A Quick Break from Revision: Why Requirements Modelling is Important
Looking at this blog title you might think I’m joking ‘How is discussing requirements modelling a break from revision?’. Allow me to explain.
I took a break from revision to write an additional data select field (children’s parents’ email addresses) in Rock, what I thought was a quick and easy job. In truth, it kind of was. I’d already produced a data select like that before and I had a quick and dirty version working in under 15 minutes. Awesome!
I quickly realised though I had to offer a UI to let people select people with certain preferences. This is where things got a little trickier, I encountered this error a few times in various forms without knowing what I was dealing with, but after a lot of tracking that down I had what I thought was a working implementation.

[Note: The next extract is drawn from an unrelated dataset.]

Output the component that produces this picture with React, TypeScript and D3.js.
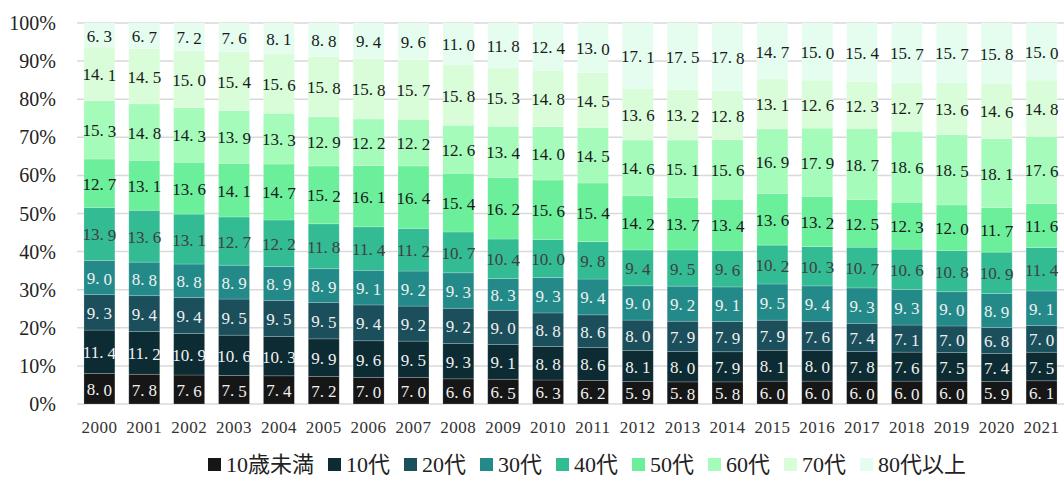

Except it seemed to have one bug, for selections in my test case of one column, where no parent had a matching email address it returned an empty row. I spent a long time debugging this, hours, and whatever I did I couldn’t seem to get a working solution. This morning I tried again for a while and I didn’t seem to be able to make any progress. Then I attempted to try a similar existing data select (Spouse names) and I discovered it had the same bug. Puzzled, I wrote a bug report and whilst writing out the expected behaviour I realised that actually this data would be reported in context, with the child’s name or original spouse’s name next to it. In that context a blank data cell is information.
I could’ve saved myself hours if I’d spent a little while thinking about the behaviour I was expecting this new functionality to have.